Les signes cliniques de présomption d’infection par le VIH chez l’enfant exposé (sérologie VIH +) de moins de 18 mois ont été proposés en 2005 par l’OMS et modifiés en 2006 mais ne furent jamais évalués.

Cette étude transversale comprenant 236 enfants de moins de 18 mois ayant une sérologie VIH positive consistait à évaluer la sensibilité (76,6%) et la spécificité (52,7%) de ces signes cliniques en confirmant leur statut infectieux réel par le test PCR pour le VIH, test de référence.

Cette spécificité basse inquiétante était liée aux enfants présentant des signes cliniques similaires bien que non infectés par le VIH mais souvent carencés par manque d’apport calorique et/ou souffrant d’une forme avancée de tuberculose extra pulmonaire ou d’autres affections chroniques. Ces enfants cachectiques pouvaient présenter les mêmes signes cliniques que les enfants infectés par le VIH car ils avaient une baisse de leur immunité cellulaire due à la MPE.

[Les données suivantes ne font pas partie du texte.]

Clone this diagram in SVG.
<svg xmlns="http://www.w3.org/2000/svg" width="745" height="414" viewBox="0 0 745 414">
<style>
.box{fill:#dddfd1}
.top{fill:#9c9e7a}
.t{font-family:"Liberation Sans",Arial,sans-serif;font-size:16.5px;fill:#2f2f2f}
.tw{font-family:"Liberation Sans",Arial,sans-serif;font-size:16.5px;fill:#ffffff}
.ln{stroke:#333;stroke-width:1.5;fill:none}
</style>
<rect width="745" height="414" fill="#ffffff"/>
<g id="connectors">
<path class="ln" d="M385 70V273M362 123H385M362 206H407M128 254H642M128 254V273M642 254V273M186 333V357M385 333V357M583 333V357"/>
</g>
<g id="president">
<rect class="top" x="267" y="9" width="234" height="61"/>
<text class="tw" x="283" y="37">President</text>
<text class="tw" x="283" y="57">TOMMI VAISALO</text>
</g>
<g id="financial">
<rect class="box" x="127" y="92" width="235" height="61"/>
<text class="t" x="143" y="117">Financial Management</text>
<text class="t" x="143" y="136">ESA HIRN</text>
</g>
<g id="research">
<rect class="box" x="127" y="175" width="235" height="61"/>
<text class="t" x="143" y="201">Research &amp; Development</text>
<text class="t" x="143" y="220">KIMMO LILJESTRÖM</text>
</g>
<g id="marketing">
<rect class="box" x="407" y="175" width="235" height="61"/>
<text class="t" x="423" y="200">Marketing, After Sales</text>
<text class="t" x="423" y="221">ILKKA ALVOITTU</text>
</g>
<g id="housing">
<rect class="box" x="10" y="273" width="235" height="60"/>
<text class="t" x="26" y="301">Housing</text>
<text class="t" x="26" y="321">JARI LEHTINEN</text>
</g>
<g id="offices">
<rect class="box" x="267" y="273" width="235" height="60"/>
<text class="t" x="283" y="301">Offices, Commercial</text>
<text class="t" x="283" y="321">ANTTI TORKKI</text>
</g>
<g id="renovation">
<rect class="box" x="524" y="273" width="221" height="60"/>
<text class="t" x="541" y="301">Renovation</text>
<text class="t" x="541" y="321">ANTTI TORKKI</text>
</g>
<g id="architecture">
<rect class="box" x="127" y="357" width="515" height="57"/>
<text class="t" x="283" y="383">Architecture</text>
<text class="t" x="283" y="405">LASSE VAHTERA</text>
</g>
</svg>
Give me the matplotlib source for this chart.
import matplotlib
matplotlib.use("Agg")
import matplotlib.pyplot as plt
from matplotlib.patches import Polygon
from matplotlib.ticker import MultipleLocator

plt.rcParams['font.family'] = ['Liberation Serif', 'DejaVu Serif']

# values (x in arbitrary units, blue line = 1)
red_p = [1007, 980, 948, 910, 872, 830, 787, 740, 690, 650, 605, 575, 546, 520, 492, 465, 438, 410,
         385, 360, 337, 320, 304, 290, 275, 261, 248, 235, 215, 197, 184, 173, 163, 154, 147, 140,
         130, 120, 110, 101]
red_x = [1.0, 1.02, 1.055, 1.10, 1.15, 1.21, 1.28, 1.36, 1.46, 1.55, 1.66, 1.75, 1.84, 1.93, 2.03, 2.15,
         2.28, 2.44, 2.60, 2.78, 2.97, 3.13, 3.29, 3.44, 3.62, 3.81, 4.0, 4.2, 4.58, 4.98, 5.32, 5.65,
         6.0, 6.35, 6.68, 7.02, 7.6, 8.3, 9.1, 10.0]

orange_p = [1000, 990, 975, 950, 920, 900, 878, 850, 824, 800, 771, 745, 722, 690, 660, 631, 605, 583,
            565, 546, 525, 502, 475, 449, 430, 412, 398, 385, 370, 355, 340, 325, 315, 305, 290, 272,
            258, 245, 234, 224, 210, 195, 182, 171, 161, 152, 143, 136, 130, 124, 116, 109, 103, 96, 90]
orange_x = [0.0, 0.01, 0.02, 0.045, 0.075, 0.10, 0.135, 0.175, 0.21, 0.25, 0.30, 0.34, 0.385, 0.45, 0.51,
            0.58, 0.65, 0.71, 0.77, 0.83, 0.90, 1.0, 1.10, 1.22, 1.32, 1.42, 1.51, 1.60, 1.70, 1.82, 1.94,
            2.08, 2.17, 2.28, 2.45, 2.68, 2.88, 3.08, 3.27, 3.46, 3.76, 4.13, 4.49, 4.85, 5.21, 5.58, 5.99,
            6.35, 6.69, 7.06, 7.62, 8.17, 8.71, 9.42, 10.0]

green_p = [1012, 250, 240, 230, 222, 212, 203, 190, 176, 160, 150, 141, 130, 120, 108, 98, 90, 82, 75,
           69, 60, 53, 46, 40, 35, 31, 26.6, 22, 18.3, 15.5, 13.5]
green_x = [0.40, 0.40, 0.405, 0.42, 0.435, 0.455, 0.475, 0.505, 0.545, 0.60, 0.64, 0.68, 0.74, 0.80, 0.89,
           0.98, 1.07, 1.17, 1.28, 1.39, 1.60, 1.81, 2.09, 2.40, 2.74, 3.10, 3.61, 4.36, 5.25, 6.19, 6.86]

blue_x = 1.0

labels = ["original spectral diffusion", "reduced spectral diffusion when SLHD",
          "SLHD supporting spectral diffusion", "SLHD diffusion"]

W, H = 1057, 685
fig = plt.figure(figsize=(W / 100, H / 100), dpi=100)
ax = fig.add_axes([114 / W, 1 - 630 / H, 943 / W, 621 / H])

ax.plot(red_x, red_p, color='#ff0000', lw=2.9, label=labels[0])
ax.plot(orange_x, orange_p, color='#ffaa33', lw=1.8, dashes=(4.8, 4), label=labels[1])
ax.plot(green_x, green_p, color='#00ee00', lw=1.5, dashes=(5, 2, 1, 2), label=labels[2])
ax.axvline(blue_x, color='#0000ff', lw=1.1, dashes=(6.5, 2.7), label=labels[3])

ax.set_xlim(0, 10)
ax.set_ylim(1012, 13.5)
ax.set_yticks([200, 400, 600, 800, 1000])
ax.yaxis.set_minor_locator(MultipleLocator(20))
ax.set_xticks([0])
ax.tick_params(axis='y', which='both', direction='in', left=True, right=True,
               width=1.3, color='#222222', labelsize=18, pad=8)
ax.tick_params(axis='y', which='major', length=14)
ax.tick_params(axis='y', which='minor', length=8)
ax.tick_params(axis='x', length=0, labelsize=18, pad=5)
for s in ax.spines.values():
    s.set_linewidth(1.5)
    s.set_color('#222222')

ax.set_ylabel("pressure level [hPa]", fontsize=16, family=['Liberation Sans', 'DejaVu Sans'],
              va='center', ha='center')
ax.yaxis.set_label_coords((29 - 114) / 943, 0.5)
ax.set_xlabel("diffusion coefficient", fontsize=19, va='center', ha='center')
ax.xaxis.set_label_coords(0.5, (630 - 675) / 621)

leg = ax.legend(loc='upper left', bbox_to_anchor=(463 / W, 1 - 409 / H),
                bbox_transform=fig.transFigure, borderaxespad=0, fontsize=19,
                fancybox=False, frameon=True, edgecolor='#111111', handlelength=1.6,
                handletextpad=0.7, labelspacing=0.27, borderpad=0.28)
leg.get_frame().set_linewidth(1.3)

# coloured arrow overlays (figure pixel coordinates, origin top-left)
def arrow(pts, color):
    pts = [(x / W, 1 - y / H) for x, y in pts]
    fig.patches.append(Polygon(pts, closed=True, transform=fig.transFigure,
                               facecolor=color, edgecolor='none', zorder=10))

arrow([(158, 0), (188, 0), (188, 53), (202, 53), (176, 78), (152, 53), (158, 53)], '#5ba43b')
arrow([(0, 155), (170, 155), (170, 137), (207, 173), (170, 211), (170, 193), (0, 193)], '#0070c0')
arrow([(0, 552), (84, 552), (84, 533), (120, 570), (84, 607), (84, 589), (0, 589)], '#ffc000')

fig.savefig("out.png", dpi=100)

Dans la première partie de ce travail, l’étude AMATA a montré 2 façons efficaces de diminuer la transmission du VIH de la mère à l’enfant.

Dans la deuxième partie, on a évalué une méthode de diagnostic clinique précoce proposé par l’OMS afin de détecter les enfants infectés par le VIH en l’absence de test virologique PCR mais la basse spécificité indique la nécessité d’améliorer cette méthode diagnostique.